Simply put, even if you hire outsourced professionals to maintain your books, it remains your responsibility, as a business owner, to have a handle on your finances!
Here are a few concepts, simplified, that should help you to understand and manage your consulting business’s finances:
Income sometimes also referred to as gross income, turnover, or revenue, is the total amount of sales made, before any deductions are factored in.
Keeping track of this is a simple matter of keeping record of your sales. Simple. Moreover, by preparing and keeping record of invoices, it is a simple matter to calculate your sales. Some companies, particularly those engaged in long term contracts, issue a proforma invoice at the start of a project, in order to get the income “on the books.” A final invoice is then submitted at the end of the project.
Expenses are almost as simple as income. Basically, your consulting business has two kinds of expenses – direct expenses (salaries or payments to contractors) and indirect expenses – your overheads or running costs.
This is what we are all in business for – profits. Breaking even is a milestone, but for a business to grow, it needs to make a profit.
The simplest form of calculation would be sales less direct expenses. This figure is known as gross profit. To calculate your business’s nett profit, you need to deduct your indirect expenses from the resulting figure.
Finally, to calculate the actual profit your business is making, you need to deduct income tax from this last figure.
If you have an amount left, you have made a profit. Also fairly straightforward when you think about it!
Assets and liabilities
Assets of a business are divided into two categories: so called liquid, or short-term assets, and long-term assets. Generally, short-term assets are your bank balance (the cash you have on hand) and accounts receivable, or the money your clients still owe you.
Long-term assets are purchases, such as buildings, vehicles or equipment, that are the property of the business, and that are retained for a long time. Note that assets are subject to what is known as “depreciation” meaning that they decrease in value over time. This decrease should be factored into your running costs, or indirect expenses.
Liabilities, on the other hand, are any amounts of money that your business owes, either short or long term. Vehicle and asset finance falls under this category, as do loans, credit agreements with supplier’s etcetera.
Capital is the money that you put into, or need to put into, your consulting business in order to start, and run in.
The last concept, and probably the most critical, is cash flow. This is the in and out flow of money in your business, and keeping a tight grip on this is probably the most important thing you will do for your business!

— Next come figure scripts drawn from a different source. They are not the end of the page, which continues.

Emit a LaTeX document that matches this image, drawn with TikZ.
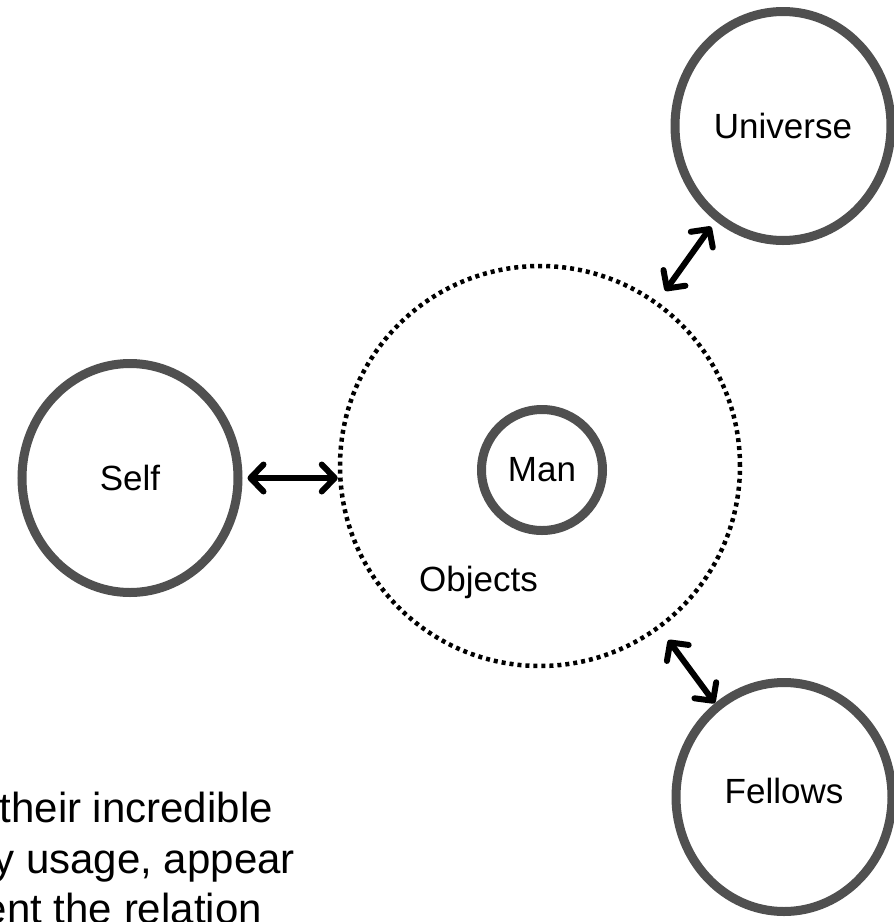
\documentclass[tikz,border=0pt]{standalone}
\usepackage{fontspec}
\setmainfont{Liberation Sans}
\usetikzlibrary{arrows.meta,shapes.geometric}
\definecolor{ringgray}{RGB}{80,80,80}
\tikzset{ring/.style={circle,draw=ringgray,line width=9pt,minimum size=#1,inner sep=0pt,font=\fontsize{35}{42}\selectfont}}
\tikzset{bigring/.style={ellipse,draw=ringgray,line width=9pt,minimum width=216pt,minimum height=229pt,inner sep=0pt,font=\fontsize{35}{42}\selectfont}}
\tikzset{dotring/.style={circle,draw=black,line width=4.5pt,dash pattern=on 4pt off 4pt,minimum size=400pt,inner sep=0pt}}
\tikzset{rel/.style={line width=6pt,>={Straight Barb[length=13pt,width=27pt,line cap=round,line join=round]},<->}}
\tikzset{prose/.style={inner sep=0pt,font=\fontsize{42}{50}\selectfont}}

\begin{document}
\begin{tikzpicture}[x=1pt,y=-1pt]
      \useasboundingbox (0,0) rectangle (894,922);

      \node[dotring] (objects) at (540,466) {};
      \node[ring=121pt] (man) at (542,470) {Man};
      \node[inner sep=0pt,anchor=base west,font=\fontsize{35}{42}\selectfont] (objlabel) at (419,591) {Objects};

      \node[bigring] (self) at (130,478) {Self};
      \node[bigring] (universe) at (783,126) {Universe};
      \node[bigring] (fellows) at (784,797) {\raisebox{12pt}{Fellows}};

      \draw[rel,shorten <=5pt] (self.east) -- (self.east -| objects.west);
      \draw[rel,shorten <=13pt,shorten >=7pt] (objects) -- (universe);
      \draw[rel,shorten <=14pt] (objects) -- (fellows);

      \node[prose,anchor=base east] (line1) at (273,822) {their incredible};
      \node[prose,anchor=base east] (line2) at (295,873) {y usage, appear};
      \node[prose,anchor=base east] (line3) at (262,923) {ent the relation};
\end{tikzpicture}
\end{document}
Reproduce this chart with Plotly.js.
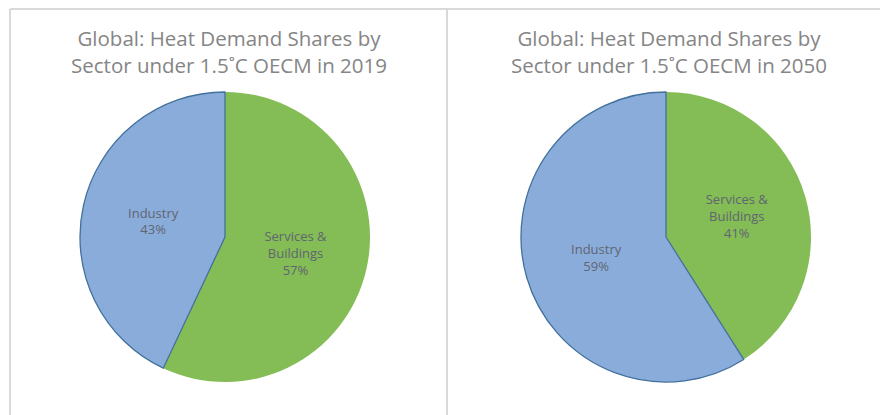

Consider this: your business is set to make a $ 5 000 profit, on paper. However, your suppliers require 30-day payment, and your client only pays you after 60 days. Essentially, if you owe your suppliers $ 2 000, you will need to carry this expense for a full 30 days after it becomes due, before you recoup it – something few new businesses can afford to do!
So keep a firm grip on cash flow, as well as making sure you understand and monitor your consulting firm’s financial status, and you should be fine. Ignore it, and you could be in trouble!